C’est l’occasion pour Robert Darnton d’esquisser des ponts de contact entre les différents systèmes, d’autant plus aisés que tous trois font la part belle à la négociation entre censeurs et auteurs, comportent souvent des hommes de lettres dans chaque camp et présentent essentiellement des cas de censure a priori.

Au-delà des ces trois parties – chacune passionnante - l’historien en conclut, sans doute avec peu de nuances, dans le but de relier le tout, que rien d’autre que ces mécanismes ante-publication ne peut être valablement désigné comme une véritable censure…

Rappelons toutefois que, de nos jours, la censure connaît plusieurs acceptions. Il s’agit certes parfois des cas où une autorité impose d’examiner avant sa diffusion publique d’un message - que celui-ci prenne la forme d’un journal, d’un livre, d’un film, d’une œuvre d’art ou encore de musique -  et, le cas échéant, l’interdit ou en restreint le contenu ou la cible.

Mais, dans une conception plus large, la censure est assimilée à toute mesure visant à limiter la liberté d’expression, que ce soit a priori comme une fois l’objet du litige déjà entre les mains du public.
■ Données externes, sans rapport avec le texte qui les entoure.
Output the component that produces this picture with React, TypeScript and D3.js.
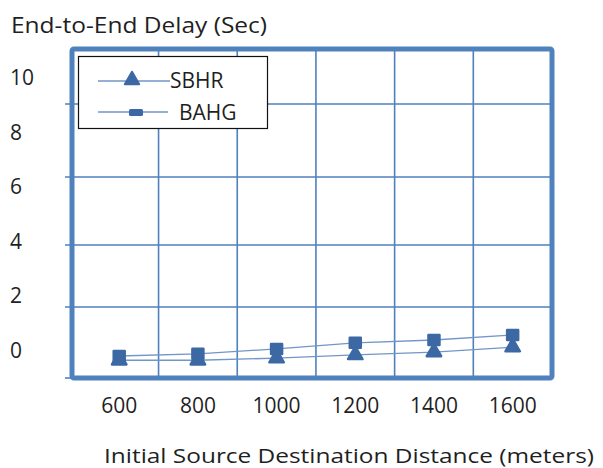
import React from "react";
import * as d3 from "d3";

const distances = [600, 800, 1000, 1200, 1400, 1600];
const sbhr = [0.5, 0.5, 0.56, 0.65, 0.73, 0.87];
const bahg = [0.62, 0.68, 0.82, 0.99, 1.07, 1.21];
const yTickLabels = [0, 2, 4, 6, 8, 10];
const gridY = [2, 4, 6, 8];
const gridX = [700, 900, 1100, 1300, 1500];
const seriesNames = ["SBHR", "BAHG"];

const W = 603;
const H = 468;
const frame = { left: 72, right: 552, top: 49, bottom: 378 };
const FONT = "'Open Sans', sans-serif";
const BLUE = "#4F81BD";
const LINE = "#7196C8";
const MARK = "#3C68A4";
const TXT = "#1f1f1f";

export default function App() {
  const x = d3.scaleLinear().domain([480, 1700]).range([frame.left, frame.right]);
  // piecewise scale as the plot grid in the reference is uneven
  const y = d3.scaleLinear().domain([0, 2, 4, 6, 8]).range([378, 307, 245, 177, 104]);
  const yLab = d3.scaleLinear().domain([0, 10]).range([350, 77]);

  const line = d3
    .line<number>()
    .x((_, i) => x(distances[i]))
    .y((d) => y(d));

  const tri = d3.symbol().type(d3.symbolTriangle).size(90)();
  const sq = (w: number, h: number) => `M${-w},${-h}h${2 * w}v${2 * h}h${-2 * w}Z`;

  return (
    <svg width={W} height={H} style={{ display: "block", position: "absolute", left: 0, top: 0 }}>
      <rect x={0} y={0} width={W} height={H} fill="#fff" />
      <text x={11} y={33} fontFamily={FONT} fontSize={21} fill={TXT} textLength={256} lengthAdjust="spacingAndGlyphs">
        End-to-End Delay (Sec)
      </text>

      {/* grid */}
      {gridY.map((v) => (
        <line key={"gy" + v} x1={frame.left - 7} x2={frame.right} y1={y(v)} y2={y(v)} stroke={BLUE} strokeWidth={1.6} />
      ))}
      <line x1={frame.left - 7} x2={frame.left} y1={y(0)} y2={y(0)} stroke={BLUE} strokeWidth={1.6} />
      {gridX.map((v) => (
        <line key={"gx" + v} x1={x(v)} x2={x(v)} y1={frame.top} y2={frame.bottom} stroke={BLUE} strokeWidth={1.6} />
      ))}

      {/* frame */}
      <rect
        x={frame.left}
        y={frame.top}
        width={frame.right - frame.left}
        height={frame.bottom - frame.top}
        fill="none"
        stroke={BLUE}
        strokeWidth={5}
        rx={2}
      />

      {/* y labels */}
      {yTickLabels.map((v) => (
        <text key={"yl" + v} x={10} y={yLab(v)} dominantBaseline="central" fontFamily={FONT} fontSize={21} fill={TXT}>
          {v}
        </text>
      ))}

      {/* x labels */}
      {distances.map((d) => (
        <text key={"xl" + d} x={x(d)} y={405} textAnchor="middle" dominantBaseline="central" fontFamily={FONT} fontSize={21} fill={TXT}>
          {d}
        </text>
      ))}

      <text x={104} y={455} dominantBaseline="central" fontFamily={FONT} fontSize={20.5} fill={TXT} textLength={490} lengthAdjust="spacingAndGlyphs">
        Initial Source Destination Distance (meters)
      </text>

      {/* series */}
      <path d={line(bahg) || ""} fill="none" stroke={LINE} strokeWidth={1.3} />
      <path d={line(sbhr) || ""} fill="none" stroke={LINE} strokeWidth={1.3} />
      {sbhr.map((v, i) => (
        <path key={"t" + i} d={tri || ""} transform={`translate(${x(distances[i])},${y(v)})`} fill={MARK} stroke={MARK} strokeWidth={2.5} strokeLinejoin="round" />
      ))}
      {bahg.map((v, i) => (
        <path key={"s" + i} d={sq(5.5, 5)} transform={`translate(${x(distances[i])},${y(v)})`} fill={MARK} stroke={MARK} strokeWidth={2.5} strokeLinejoin="round" />
      ))}

      {/* legend */}
      <rect x={78.5} y={56.5} width={189} height={72} fill="#fff" stroke="#111" strokeWidth={1.2} />
      <line x1={98} x2={170} y1={81} y2={81} stroke={LINE} strokeWidth={1.3} />
      <path d={tri || ""} transform="translate(132,80)" fill={MARK} stroke={MARK} strokeWidth={2} strokeLinejoin="round" />
      <text x={170} y={80} dominantBaseline="central" fontFamily={FONT} fontSize={21} fill={TXT}>
        {seriesNames[0]}
      </text>
      <line x1={98} x2={168} y1={112} y2={112} stroke={LINE} strokeWidth={1.3} />
      <rect x={129} y={109} width={14} height={7} rx={1.5} fill={MARK} />
      <text x={179} y={112} dominantBaseline="central" fontFamily={FONT} fontSize={21} fill={TXT}>
        {seriesNames[1]}
      </text>
    </svg>
  );
}
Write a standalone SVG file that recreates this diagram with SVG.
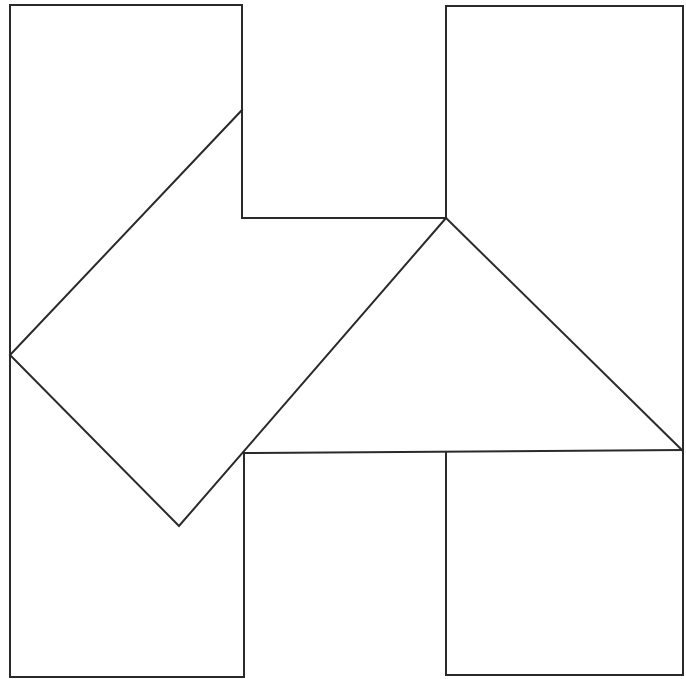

Aux termes de cette hypothèse, la censure est alors incarnée aussi bien par une interdiction, à quelque moment que celle-ci intervienne et d’où qu’elle provienne, que par la suppression d’un passage, la condamnation à des dommages-intérêts, à la publication d’un avertissement ou d’une décision de justice. Les représailles économiques, la menace par des actes violents d’intimidation ou de rétorsion appartiennent également à ce registre.

Ces deux façons de considérer le phénomène de la censure sont liées à l’histoire de celle-ci. Car, originellement, la censure a priori dominait. Alors que, de nos jours, les atteintes à la liberté d’expression ont lieu pour l’essentiel a posteriori. Et ce même si plusieurs formes de censure à l’ « ancienne mode » perdurent officiellement : il en est ainsi de la « commission de classification du visa cinématographique ». Son mode de fonctionnement rappelle l’instauration de la censure préventive.

L’Etat a toutefois peu à peu abandonné le premier rôle dans l’organisation de la censure. Et le véritable virage de ces trente dernières années, et cela vaut pour la France, l’Allemagne comme pour l’Inde, est la constitution d’entités juridiques dans le seul dessein d’agir sur le terrain du droit et non plus de la seule réprobation morale.

Ce phénomène n'est pas propre aux religieux intégristes : tous les lobbies attaquent à la place de l'État pour défendre un intérêt qu'il disent général. Rien ne sert de conclure, comme Robert Darnton, que, en Birmanie et  en Arabie saoudite, le sort d’un écrivain emprisonné est sans appel, qu’il ne peut aller voir un autre éditeur que celui lié à des intérêts industriels qui a refusé son manuscrit.

Las, la loi du marché est souvent un étau terrible, par exemple dans la Turquie d’aujourd’hui où les amis d’Erdogan ont fait main basse sur les groupes de communication,  sans compter qu’il existe là-bas aussi un passage du relais d'un contrôle étatique à des filtres et de poursuites privés.